# start of Data listing
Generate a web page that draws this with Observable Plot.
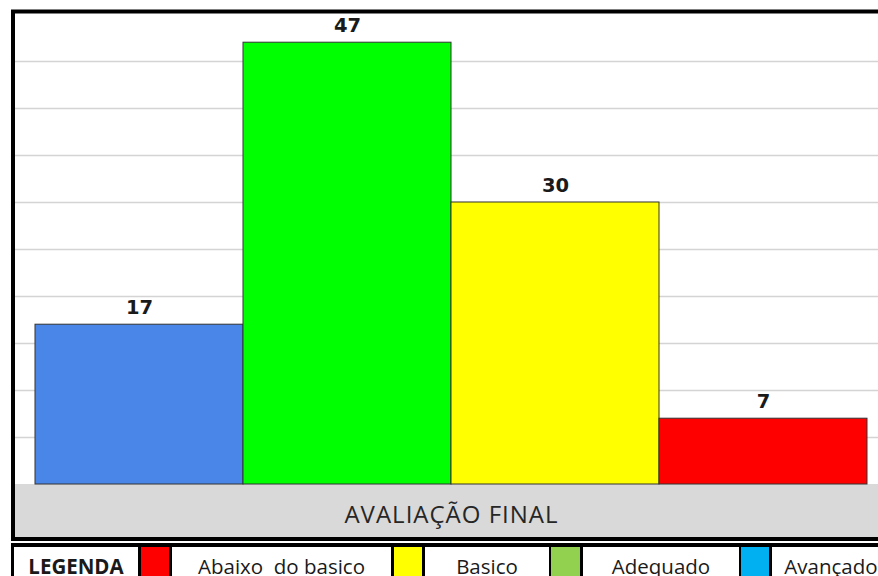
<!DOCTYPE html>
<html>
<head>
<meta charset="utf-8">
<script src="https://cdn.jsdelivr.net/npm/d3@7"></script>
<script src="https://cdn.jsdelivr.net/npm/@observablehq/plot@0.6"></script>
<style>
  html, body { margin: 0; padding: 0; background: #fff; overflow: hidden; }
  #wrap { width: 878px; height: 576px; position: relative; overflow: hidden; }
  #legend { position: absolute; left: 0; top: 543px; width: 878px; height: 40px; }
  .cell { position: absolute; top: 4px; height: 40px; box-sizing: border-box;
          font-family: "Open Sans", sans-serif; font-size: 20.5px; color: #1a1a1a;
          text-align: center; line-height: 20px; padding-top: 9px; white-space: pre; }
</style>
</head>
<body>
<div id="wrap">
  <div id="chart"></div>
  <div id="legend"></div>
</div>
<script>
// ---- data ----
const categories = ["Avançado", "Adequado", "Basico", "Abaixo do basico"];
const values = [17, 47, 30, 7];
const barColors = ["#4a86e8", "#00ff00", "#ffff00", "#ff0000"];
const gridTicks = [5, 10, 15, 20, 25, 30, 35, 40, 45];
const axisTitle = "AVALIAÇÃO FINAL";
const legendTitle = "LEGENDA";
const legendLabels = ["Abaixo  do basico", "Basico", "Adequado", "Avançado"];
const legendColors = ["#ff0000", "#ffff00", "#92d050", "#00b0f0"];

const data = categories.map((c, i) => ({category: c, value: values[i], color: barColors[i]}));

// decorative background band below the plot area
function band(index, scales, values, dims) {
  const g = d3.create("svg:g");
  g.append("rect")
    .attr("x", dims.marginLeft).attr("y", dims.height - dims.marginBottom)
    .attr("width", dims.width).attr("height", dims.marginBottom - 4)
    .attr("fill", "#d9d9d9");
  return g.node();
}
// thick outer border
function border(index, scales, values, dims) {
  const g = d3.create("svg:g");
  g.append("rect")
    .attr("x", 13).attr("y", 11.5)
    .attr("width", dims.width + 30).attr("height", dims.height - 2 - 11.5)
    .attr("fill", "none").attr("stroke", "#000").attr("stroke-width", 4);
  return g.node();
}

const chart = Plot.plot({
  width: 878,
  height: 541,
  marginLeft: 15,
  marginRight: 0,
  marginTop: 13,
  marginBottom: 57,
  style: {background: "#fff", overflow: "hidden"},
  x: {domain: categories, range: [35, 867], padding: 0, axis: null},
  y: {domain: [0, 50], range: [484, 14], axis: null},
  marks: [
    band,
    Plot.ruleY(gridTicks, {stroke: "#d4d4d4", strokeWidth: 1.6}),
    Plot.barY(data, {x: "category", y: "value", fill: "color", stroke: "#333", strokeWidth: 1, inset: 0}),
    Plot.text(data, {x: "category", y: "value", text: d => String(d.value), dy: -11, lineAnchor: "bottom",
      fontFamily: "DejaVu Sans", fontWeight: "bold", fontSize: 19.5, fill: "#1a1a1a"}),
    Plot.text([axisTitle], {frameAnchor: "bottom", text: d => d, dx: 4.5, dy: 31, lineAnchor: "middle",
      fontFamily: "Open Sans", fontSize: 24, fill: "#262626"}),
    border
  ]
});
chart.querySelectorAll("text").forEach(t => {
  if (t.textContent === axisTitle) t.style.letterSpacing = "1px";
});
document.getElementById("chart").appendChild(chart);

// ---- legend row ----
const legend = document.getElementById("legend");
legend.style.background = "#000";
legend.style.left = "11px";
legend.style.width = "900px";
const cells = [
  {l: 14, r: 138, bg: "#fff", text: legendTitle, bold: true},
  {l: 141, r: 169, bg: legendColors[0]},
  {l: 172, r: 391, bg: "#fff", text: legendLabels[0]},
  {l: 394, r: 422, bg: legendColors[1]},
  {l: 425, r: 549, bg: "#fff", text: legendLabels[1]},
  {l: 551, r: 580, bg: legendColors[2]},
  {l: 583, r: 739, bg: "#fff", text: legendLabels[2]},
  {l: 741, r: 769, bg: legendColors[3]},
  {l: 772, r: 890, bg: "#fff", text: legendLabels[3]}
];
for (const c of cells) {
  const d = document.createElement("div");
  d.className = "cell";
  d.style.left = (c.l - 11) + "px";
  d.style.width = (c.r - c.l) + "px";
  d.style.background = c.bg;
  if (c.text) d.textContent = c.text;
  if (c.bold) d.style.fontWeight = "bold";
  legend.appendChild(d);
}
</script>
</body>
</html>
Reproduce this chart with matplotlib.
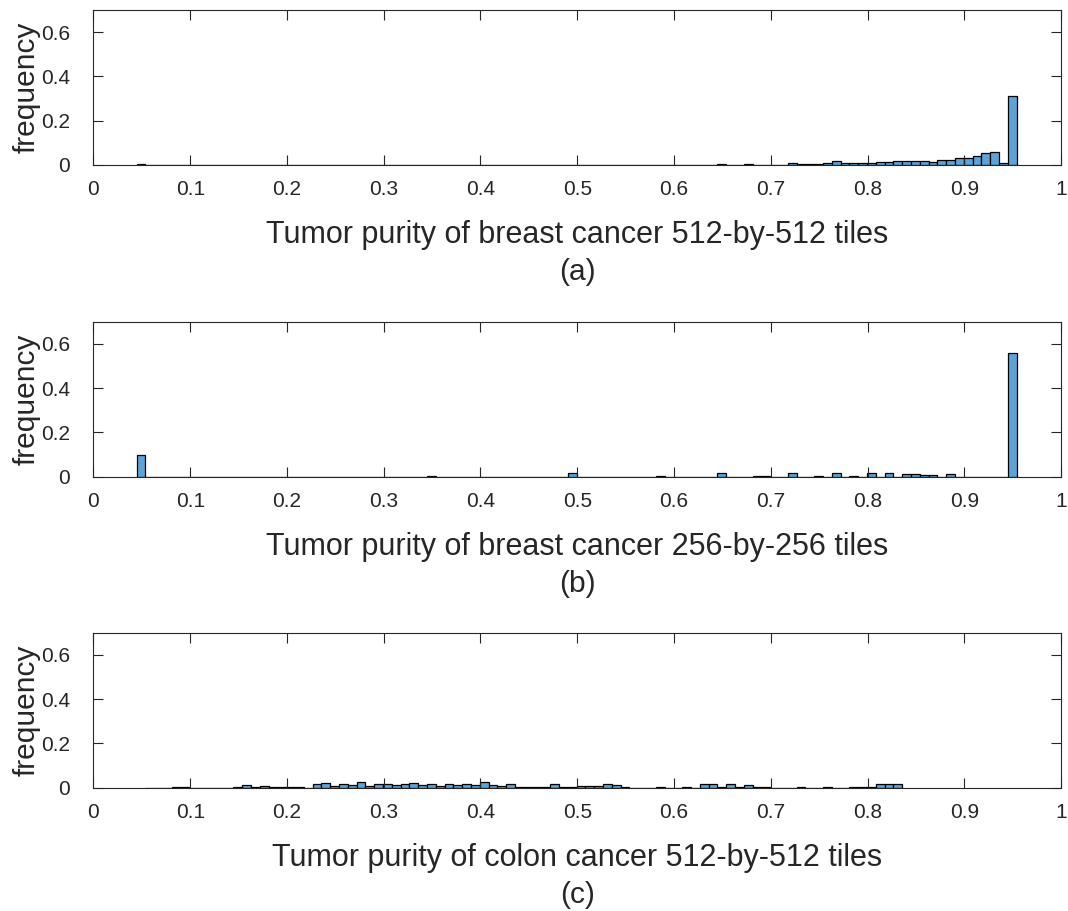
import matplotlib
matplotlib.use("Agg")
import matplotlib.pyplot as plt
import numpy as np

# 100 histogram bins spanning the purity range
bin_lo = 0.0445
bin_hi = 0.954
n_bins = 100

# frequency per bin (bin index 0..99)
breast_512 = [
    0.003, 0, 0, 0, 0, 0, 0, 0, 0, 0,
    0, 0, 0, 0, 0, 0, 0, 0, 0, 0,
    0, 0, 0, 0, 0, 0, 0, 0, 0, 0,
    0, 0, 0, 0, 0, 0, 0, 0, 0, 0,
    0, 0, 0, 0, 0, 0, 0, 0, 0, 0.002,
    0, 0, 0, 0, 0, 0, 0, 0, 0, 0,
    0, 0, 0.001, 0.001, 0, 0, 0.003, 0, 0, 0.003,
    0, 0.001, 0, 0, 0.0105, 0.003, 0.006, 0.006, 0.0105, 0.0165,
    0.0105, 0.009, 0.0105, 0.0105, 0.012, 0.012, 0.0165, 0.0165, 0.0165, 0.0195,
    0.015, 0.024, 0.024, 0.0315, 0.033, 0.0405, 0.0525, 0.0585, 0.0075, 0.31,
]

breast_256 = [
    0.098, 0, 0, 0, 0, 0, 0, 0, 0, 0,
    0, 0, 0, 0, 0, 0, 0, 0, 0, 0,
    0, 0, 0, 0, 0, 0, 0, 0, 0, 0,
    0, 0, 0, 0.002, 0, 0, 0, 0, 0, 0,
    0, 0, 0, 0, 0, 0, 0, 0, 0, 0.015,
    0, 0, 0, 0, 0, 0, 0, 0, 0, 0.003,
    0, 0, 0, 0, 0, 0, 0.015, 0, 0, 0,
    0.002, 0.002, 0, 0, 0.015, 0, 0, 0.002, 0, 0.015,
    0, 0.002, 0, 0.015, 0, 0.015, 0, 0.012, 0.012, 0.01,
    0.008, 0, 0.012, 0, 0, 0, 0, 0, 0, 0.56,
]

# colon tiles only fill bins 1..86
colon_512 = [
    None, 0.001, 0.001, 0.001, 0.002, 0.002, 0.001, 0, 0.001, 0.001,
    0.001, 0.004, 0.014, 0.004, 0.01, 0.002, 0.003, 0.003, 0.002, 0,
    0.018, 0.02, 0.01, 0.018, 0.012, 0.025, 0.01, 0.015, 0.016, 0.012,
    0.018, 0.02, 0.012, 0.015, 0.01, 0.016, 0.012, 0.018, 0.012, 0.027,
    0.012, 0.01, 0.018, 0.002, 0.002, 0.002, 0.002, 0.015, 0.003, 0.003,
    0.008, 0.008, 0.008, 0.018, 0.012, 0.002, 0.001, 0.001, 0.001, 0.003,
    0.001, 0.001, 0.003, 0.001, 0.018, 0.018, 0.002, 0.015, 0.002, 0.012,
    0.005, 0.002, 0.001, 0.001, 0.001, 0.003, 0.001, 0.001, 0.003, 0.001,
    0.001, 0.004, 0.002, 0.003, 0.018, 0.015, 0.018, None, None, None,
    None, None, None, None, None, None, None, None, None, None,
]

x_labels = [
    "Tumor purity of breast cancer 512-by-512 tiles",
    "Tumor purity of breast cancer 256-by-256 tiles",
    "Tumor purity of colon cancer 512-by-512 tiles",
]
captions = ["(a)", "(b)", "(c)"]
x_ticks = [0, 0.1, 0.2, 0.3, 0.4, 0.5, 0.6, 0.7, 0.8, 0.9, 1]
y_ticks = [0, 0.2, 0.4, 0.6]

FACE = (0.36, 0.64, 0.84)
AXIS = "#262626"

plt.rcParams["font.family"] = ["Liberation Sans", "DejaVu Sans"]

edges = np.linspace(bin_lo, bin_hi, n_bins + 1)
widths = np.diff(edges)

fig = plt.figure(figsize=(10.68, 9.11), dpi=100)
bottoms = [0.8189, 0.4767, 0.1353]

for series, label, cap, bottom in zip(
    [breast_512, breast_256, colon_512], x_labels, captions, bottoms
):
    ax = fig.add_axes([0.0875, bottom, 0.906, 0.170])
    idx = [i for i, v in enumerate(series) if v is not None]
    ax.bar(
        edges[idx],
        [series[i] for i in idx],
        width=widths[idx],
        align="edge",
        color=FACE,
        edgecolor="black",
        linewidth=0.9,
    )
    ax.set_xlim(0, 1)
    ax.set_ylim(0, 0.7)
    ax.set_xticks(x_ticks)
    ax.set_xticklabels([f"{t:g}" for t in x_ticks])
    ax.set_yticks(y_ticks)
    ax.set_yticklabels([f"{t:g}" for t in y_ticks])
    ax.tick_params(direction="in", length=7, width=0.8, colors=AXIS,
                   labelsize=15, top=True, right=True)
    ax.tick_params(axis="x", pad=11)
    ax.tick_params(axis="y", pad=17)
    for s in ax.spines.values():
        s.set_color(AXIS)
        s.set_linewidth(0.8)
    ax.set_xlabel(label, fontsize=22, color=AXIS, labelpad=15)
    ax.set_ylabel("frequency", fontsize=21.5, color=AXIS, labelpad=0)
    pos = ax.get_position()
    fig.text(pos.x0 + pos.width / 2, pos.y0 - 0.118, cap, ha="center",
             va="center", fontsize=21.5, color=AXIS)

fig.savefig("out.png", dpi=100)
# end of Data listing
Goal of the exercise
In the material above, find the lines that contain "with" and show them.

Response to the task
Generate a web page that draws this with Observable Plot.
Reproduce this chart with matplotlib.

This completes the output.